The new directive outlines that art dealers conducting deals over €10,000 must show the processes for their dealings. Kouvelas said this in itself will cost more money, “because it takes time and they will need to seek special advising for these policies”. She also added that having a financial trail is essential.
Although the directive extends to anybody who is implicated in a sale – including advisors and any other third parties – Kouvelas said: “I think dealers will be most affected as the price threshold is so low.”
The goal of the directive is for member states under the directive to have more transparency in dealings. This means that dealers – in the case of the art industry – will be forced to find out and identify the ultimate beneficial owner (UBO) of a given art transaction.

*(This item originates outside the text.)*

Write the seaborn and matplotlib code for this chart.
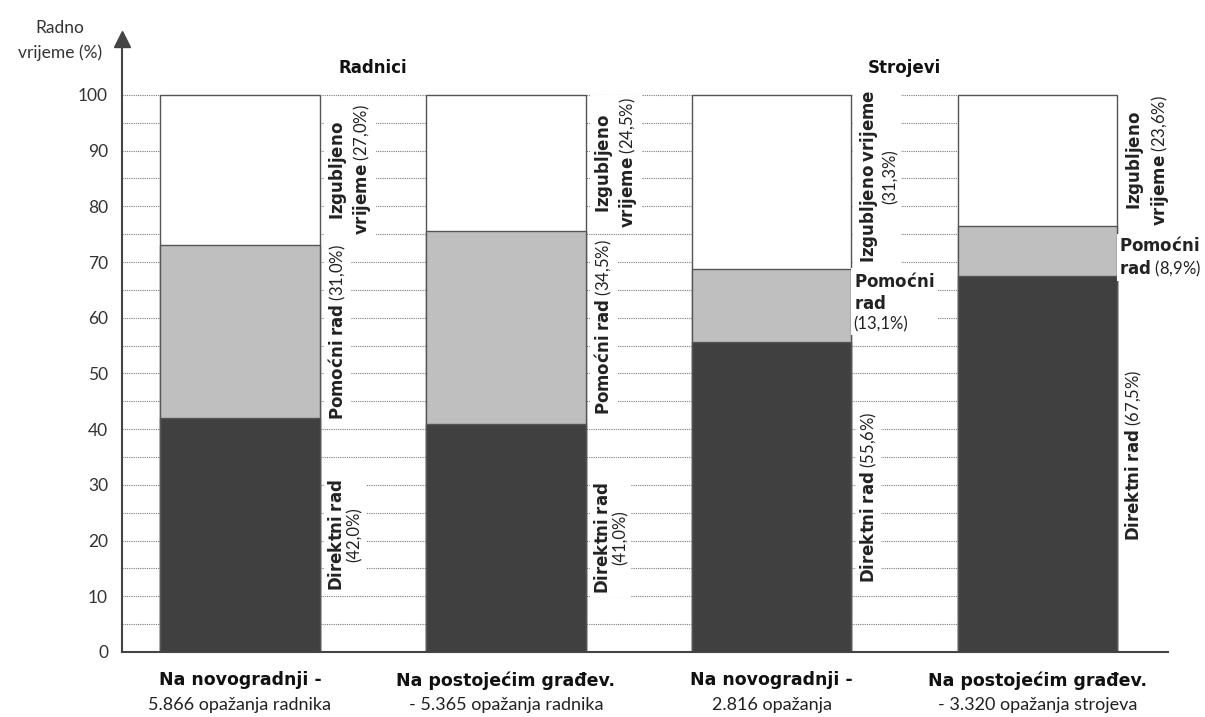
import numpy as np
import seaborn as sns
import matplotlib.pyplot as plt

# Data
categories = ["Radnici - novogradnja", "Radnici - postojeće",
              "Strojevi - novogradnja", "Strojevi - postojeće"]
label_top = ["Na novogradnji -", "Na postojećim građev.",
             "Na novogradnji -", "Na postojećim građev."]
label_bottom = ["5.866 opažanja radnika", "- 5.365 opažanja radnika",
                "2.816 opažanja", "- 3.320 opažanja strojeva"]
group_names = ["Radnici", "Strojevi"]
direct_work = [42.0, 41.0, 55.6, 67.5]
aux_work = [31.0, 34.5, 13.1, 8.9]
lost_time = [27.0, 24.5, 31.3, 23.6]

sns.set_style("white")
plt.rcParams['font.family'] = ['Lato', 'DejaVu Sans']
plt.rcParams['mathtext.fontset'] = 'custom'
plt.rcParams['mathtext.bf'] = 'DejaVu Sans:bold'
plt.rcParams['mathtext.rm'] = 'Lato'
plt.rcParams['mathtext.it'] = 'Lato:italic'

bold_font = 'DejaVu Sans'
dark = '#404040'
light = '#bfbfbf'
edge = '#555555'
axis_col = '#444444'
width = 0.6

direct = np.array(direct_work)
aux_top = direct + np.array(aux_work)
total = aux_top + np.array(lost_time)

fig = plt.figure(figsize=(12.05, 7.17), dpi=100)
ax = fig.add_axes([0.1012, 0.0907, 0.868, 0.8546])

# stacked bars: draw totals first, then overlay lower parts
sns.barplot(x=categories, y=total, color='white', edgecolor=edge, linewidth=1,
            width=width, saturation=1, ax=ax, zorder=2)
sns.barplot(x=categories, y=aux_top, color=light, edgecolor=edge, linewidth=1,
            width=width, saturation=1, ax=ax, zorder=2)
sns.barplot(x=categories, y=direct, color=dark, edgecolor=edge, linewidth=1,
            width=width, saturation=1, ax=ax, zorder=2)

ax.set_xlim(-0.444, 3.49)
ax.set_ylim(0, 110)

# dotted helper lines in the gaps
grid_y = np.arange(5, 101, 5)
ax.hlines(grid_y, -0.444, len(categories) - 1 + width / 2, colors='#7a7a7a',
          linestyles=(0, (1, 1)), linewidth=0.8, zorder=0.5)

# axes styling
for s in ['top', 'right']:
    ax.spines[s].set_visible(False)
for s in ['left', 'bottom']:
    ax.spines[s].set_color(axis_col)
    ax.spines[s].set_linewidth(1.5)
ax.set_yticks(np.arange(0, 101, 10))
ax.tick_params(axis='y', direction='out', length=7, width=1.3, color=axis_col,
               labelsize=12.5, labelcolor='#333333', pad=3)
ax.set_xticks([])
ax.set_xlabel('')
ax.set_ylabel('')
ax.plot([0], [1], marker='^', markersize=11, color=axis_col,
        transform=ax.transAxes, clip_on=False)

fig.text(0.05, 0.944, "Radno\nvrijeme (%)", ha='center', va='center',
         fontsize=12.5, color='#333333', linespacing=1.6)

# group titles
for gi, name in enumerate(group_names):
    ax.text(gi * 2 + 0.5, 104.8, name, ha='center', va='center',
            fontsize=12, fontweight='bold', family=bold_font, color='#111111')

# category labels under the axis
for i in range(len(categories)):
    ax.annotate(label_top[i], xy=(i, 0), xycoords=('data', 'axes fraction'),
                xytext=(0, -20.5), textcoords='offset points', ha='center',
                va='center', fontsize=12.5, fontweight='bold', family=bold_font,
                color='#111111')
    ax.annotate(label_bottom[i], xy=(i, 0), xycoords=('data', 'axes fraction'),
                xytext=(0, -38), textcoords='offset points', ha='center',
                va='center', fontsize=13, color='#222222')


def pct(v):
    return "(" + f"{v:.1f}".replace('.', ',') + "%)"


box = dict(facecolor='white', edgecolor='none', pad=2)
fs = 12

for i in range(len(categories)):
    x_edge = i + width / 2
    lost_mid = (aux_top[i] + total[i]) / 2
    aux_mid = (direct[i] + aux_top[i]) / 2
    dir_mid = direct[i] / 2
    if i < 2:
        lost_txt = "$\\mathbf{Izgubljeno}$\n$\\mathbf{vrijeme}$ " + pct(lost_time[i])
        aux_txt = "$\\mathbf{Pomoćni\\ rad}$ " + pct(aux_work[i])
        dir_txt = "$\\mathbf{Direktni\\ rad}$\n" + pct(direct_work[i])
        items = [(lost_txt, lost_mid, 90, 'center'), (aux_txt, aux_mid, 90, 'center'),
                 (dir_txt, dir_mid, 90, 'center')]
    elif i == 2:
        lost_txt = "$\\mathbf{Izgubljeno\\ vrijeme}$\n" + pct(lost_time[i])
        aux_txt = "$\\mathbf{Pomoćni}$\n$\\mathbf{rad}$\n" + pct(aux_work[i])
        dir_txt = "$\\mathbf{Direktni\\ rad}$ " + pct(direct_work[i])
        items = [(lost_txt, lost_mid + 1, 90, 'center'), (aux_txt, aux_top[i] - 0.3, 0, 'top'),
                 (dir_txt, dir_mid, 90, 'center')]
    else:
        lost_txt = "$\\mathbf{Izgubljeno}$\n$\\mathbf{vrijeme}$ " + pct(lost_time[i])
        aux_txt = "$\\mathbf{Pomoćni}$\n$\\mathbf{rad}$ " + pct(aux_work[i])
        dir_txt = "$\\mathbf{Direktni\\ rad}$ " + pct(direct_work[i])
        items = [(lost_txt, lost_mid, 90, 'center'), (aux_txt, aux_mid - 1, 0, 'center'),
                 (dir_txt, dir_mid + 1.5, 90, 'center')]
    for txt, yv, rot, va in items:
        off = 5 if rot == 90 else 1.5
        ax.annotate(txt, xy=(x_edge, yv), xytext=(off, 0), textcoords='offset points',
                    rotation=rot, ha='left', va=va, fontsize=fs, color='#222222',
                    multialignment='center' if rot == 90 else 'left',
                    linespacing=1.15 if rot == 90 else 1.3,
                    bbox=box, zorder=3, annotation_clip=False)

fig.savefig("out.png", dpi=100)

Member states under the directive will be obliged to create a national register of owners for UBOs of companies, which will pose a challenge for an industry comprised of players who prefer to remain anonymous nine times out of ten.
Karolina Blasiak, art advisor, Rosemont Art Advisory, said: “One of the challenges will be the ability to prove provenance for imported or inherited pieces of art that are older than 200 years.”
And while the art market is characterised by the opacity of contractual agreements, Blasiak said: “Our collective duty is to bring art on a pedestal again – to make it more ethical and more transparent.”
This, she suggested, can be done by maintaining a dialogue with governmental bodies and institutions to open up the public and private sectors in art.
“It will take time to process the administrative backlog and for things to settle, however, it must be looked at less with fear or anxiety and more as something that will help connect the dots and create partners in the art and culture sector”, said Blasiak.